Les jurés, comme la cour, sont sans doute aussi troublés par l'échange fourni de sms entre la victime à son retour au domicile après les faits et son ex-compagnon. Des mots qui démontrent l'affection qui pouvait encore exister entre eux. Mais il y en a d'autres qui parlent de l'agression et du mal qui a été fait.
5 ans de prison dont 2 ans ferme
Il y a aussi ce solde pour tous comptes que les ex-concubins avaient évalué à 30.000 € et que l'accusé devait remettre ce soir-là, mais qu'il ne remettra pas. "Auriez-vous quand même déposé plainte si vous aviez reçu les 30 000 €" demande le président ? "Bien sûr" répond la partie civile.
Le président fait aussi la lecture des 44 mises en cause dont 21 mentions au casier judiciaire de l'accusé, la première condamnation pour attentat à la pudeur aggravé sur mineur, suivie d'une succession de vols aggravés et autres infractions. Il a estimé que l'accusé a passé, en cumulé, 15 ans en prison, à mesure que les sursis ont été révoqués.
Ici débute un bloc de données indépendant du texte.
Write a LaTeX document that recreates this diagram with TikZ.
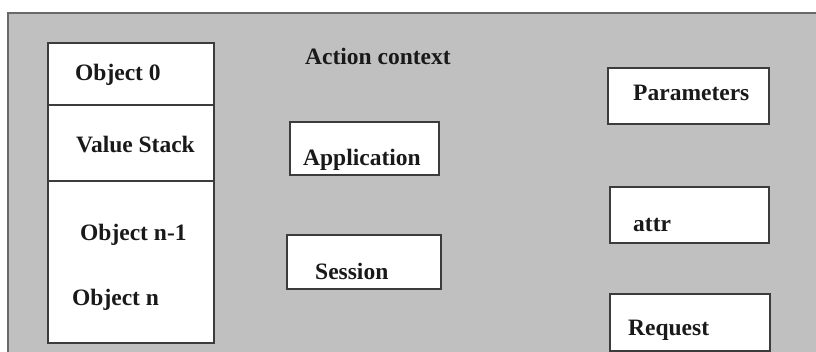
\documentclass[tikz,border=0pt]{standalone}
\usepackage{fontspec}
\setmainfont{Liberation Serif}
\definecolor{panel}{RGB}{192,192,192}
\definecolor{frame}{RGB}{105,105,105}
\definecolor{boxline}{RGB}{60,60,60}
\begin{document}
\begin{tikzpicture}[x=1pt,y=-1pt,
  box/.style={draw=boxline, line width=1.6pt, fill=white, inner sep=0pt, anchor=north west},
  lbl/.style={font=\fontsize{23.5}{27}\selectfont\bfseries, inner sep=0pt, anchor=base west, text=black!90}]
\useasboundingbox (0,0) rectangle (816,352);
\fill[white] (0,0) rectangle (816,352);
% grey context panel
\fill[panel] (8,13) rectangle (816,352);
\draw[frame, line width=2pt] (8,352) -- (8,13) -- (816,13);

% value stack
\node[box, minimum width=166pt, minimum height=300pt] (stack) at (47,42) {};
\coordinate (d1) at (0,105);
\coordinate (d2) at (0,181);
\draw[boxline, line width=1.6pt] (stack.west |- d1) -- (stack.east |- d1);
\draw[boxline, line width=1.6pt] (stack.west |- d2) -- (stack.east |- d2);
\node[lbl] (obj0) at (75,81) {Object 0};
\node[lbl] (vstack) at (76,153) {Value Stack};
\node[lbl] (objn1) at (80,241) {Object n-1};
\node[lbl] (objn) at (72,306) {Object n};

% action context
\node[lbl] (ctx) at (305,65) {Action context};
\node[box, minimum width=149pt, minimum height=53pt] (app) at (289,121) {};
\node[lbl] (applbl) at (303,166) {Application};
\node[box, minimum width=154pt, minimum height=54pt] (sess) at (286,234) {};
\node[lbl] (sesslbl) at (315,280) {Session};

% right column
\node[box, minimum width=161pt, minimum height=56pt] (par) at (607,67) {};
\node[lbl] (parlbl) at (633,101) {Parameters};
\node[box, minimum width=159pt, minimum height=56pt] (attr) at (609,186) {};
\node[lbl] (attrlbl) at (633,232) {attr};
\node[box, minimum width=160pt, minimum height=57pt] (req) at (609,293) {};
\node[lbl] (reqlbl) at (628,336) {Request};
\end{tikzpicture}
\end{document}
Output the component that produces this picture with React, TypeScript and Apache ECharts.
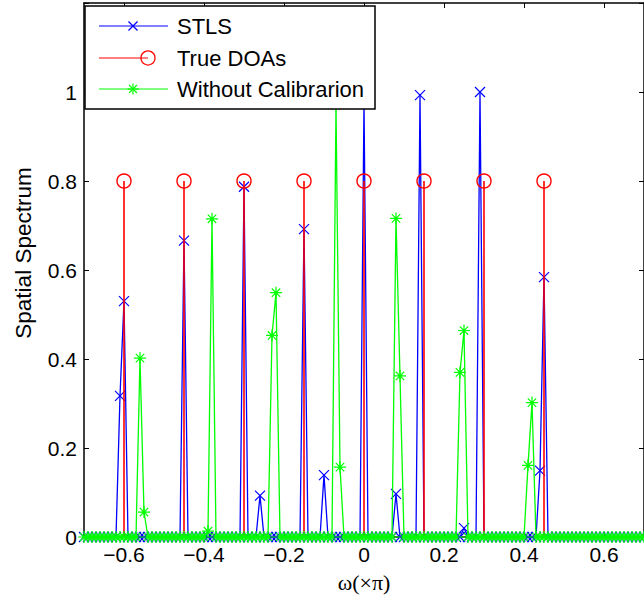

La procureure générale avait requis 7 ans de prison avec mandat de dépôt à l'audience et une inscription au fichier des auteurs d'infractions sexuelles et de violences. Le jury de la Cour d'assises l'a condamné à 5 ans de prison, dont 2 ans ferme et 3 ans de sursis probatoire, sans mandat de dépôt. L'accusé reste libre pour le moment, il a 10 jours pour faire appel.